* _CHALLENGE_:
Pull out each line of the records holding the string "this".

-- START OF DATASET RECORDS --

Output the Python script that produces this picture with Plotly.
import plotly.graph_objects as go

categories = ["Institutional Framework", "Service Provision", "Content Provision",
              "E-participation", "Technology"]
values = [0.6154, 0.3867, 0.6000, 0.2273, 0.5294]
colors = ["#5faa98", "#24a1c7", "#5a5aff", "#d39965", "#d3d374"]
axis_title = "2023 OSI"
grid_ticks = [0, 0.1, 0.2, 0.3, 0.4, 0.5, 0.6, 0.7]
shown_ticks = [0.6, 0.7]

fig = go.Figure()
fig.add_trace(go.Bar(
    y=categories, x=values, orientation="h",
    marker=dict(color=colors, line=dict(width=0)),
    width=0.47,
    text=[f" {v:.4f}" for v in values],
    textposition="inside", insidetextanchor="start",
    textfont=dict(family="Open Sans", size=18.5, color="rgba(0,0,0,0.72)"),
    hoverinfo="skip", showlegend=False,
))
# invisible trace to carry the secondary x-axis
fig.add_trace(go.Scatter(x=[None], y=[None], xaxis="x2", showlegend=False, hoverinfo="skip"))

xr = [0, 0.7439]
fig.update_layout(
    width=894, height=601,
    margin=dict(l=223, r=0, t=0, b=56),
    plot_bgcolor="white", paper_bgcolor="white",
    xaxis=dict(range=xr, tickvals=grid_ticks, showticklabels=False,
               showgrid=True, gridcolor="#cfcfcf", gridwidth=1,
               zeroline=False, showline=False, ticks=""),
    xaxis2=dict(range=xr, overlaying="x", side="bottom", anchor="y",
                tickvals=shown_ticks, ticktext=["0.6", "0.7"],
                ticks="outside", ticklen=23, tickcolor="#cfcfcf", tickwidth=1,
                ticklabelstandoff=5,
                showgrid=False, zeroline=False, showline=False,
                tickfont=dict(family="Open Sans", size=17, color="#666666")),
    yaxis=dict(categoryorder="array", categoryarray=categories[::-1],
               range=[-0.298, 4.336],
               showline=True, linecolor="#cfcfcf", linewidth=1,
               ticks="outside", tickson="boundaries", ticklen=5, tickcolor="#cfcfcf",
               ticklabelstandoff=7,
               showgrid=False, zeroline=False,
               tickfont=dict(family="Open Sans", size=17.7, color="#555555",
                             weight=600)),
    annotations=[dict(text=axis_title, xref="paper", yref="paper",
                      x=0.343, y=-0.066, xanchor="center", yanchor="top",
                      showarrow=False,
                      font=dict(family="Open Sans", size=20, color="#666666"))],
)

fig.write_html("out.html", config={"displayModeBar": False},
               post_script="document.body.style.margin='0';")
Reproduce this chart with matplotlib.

-- END OF DATASET RECORDS --

* _RIGHT ANSWER_:
Output the Python script that produces this picture with Plotly.
Reproduce this chart with matplotlib.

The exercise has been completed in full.